Commenters pointed out it applies only to platforms above a high user threshold in Malaysia, which makes it less like a general internet age gate and more like a targeted strike on the largest engagement-maximizing networks and messaging apps.
This is platform regulation disguised as child-safety policy. Scale thresholds matter because they decide whether the law disciplines giants or rewrites the whole web.
02 The product design, not the mere existence of online social spaces, is what people want regulated.
Several commenters argued the destructive shift happened when chronological friend feeds were replaced by personalized recommendation systems, creator content, and frictionless infinite scroll. They suggested following-only feeds, user-selectable algorithms, or local clients over neutral backends as more precise fixes than age bans.
If lawmakers keep aiming at age instead of feed mechanics, they will miss the part of the product that actually creates addiction and outrage.
03 Algorithmic feeds are not technically necessary.
They are financially necessary for trillion-dollar outcomes. Commenters noted that simpler social products could survive with direct-friend posting or subscription feeds, much like email, but that model caps engagement and ad inventory. That reframes the fight as one over profit expectations rather than technological feasibility.

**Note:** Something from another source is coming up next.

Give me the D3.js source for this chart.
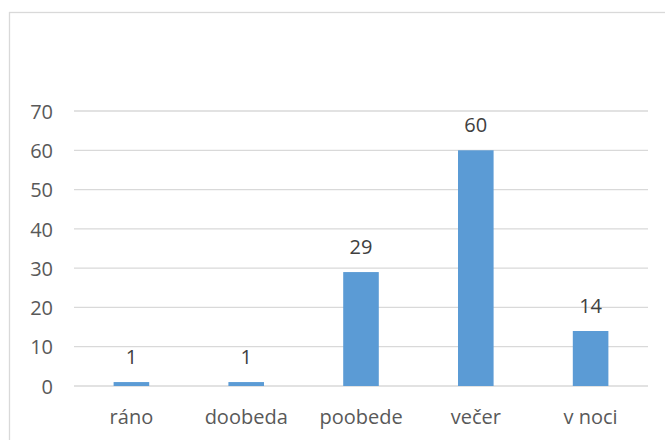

The hard tradeoff is not usability versus regulation. It is extreme monetization versus a less harmful product.
04 Parents are not failing because they are careless.
The control surface is broken. One commenter described parental controls across Apple, Minecraft, Nintendo, Microsoft, Xbox, and EA as a fragmented mess that even a technical parent struggles to configure. Others said the social problem is collective, since one family's rules collapse when every other parent gives in.
Consumer protection here is partly a systems-design problem. If parental controls remain fragmented and costly to use, regulation pressure will keep rising.
01 The child-safety framing may be cover for building a verified internet.
These comments argued that stopping under-16s from opening accounts requires identifying adults too, which creates the infrastructure for speech control and protest suppression. In this view, the ban is less about kids than about normalizing traceable online identity.
Even a popular safety rule can be a Trojan horse for identity infrastructure. Once deployed, that machinery rarely stays limited to the original use case.
02 Some commenters rejected the privacy-first objection and said social media is harmful enough that age-gating is a reasonable starting point, even if imperfect.
They argued adults already give these platforms vast personal data, while age limits are how societies handle other harmful products before broader regulation catches up.
If the product is treated like a vice, age restrictions become politically normal. Privacy objections may not win unless they come bundled with a credible alternative regulatory model.
03 A parent with four children pushed back on the assumption of inevitable harm, saying unrestricted internet and social access did not damage their family and that they would ignore the law.
It is a reminder that lived experience varies more than the policy debate suggests.
Not every family experiences digital life as a crisis. Universal bans flatten those differences.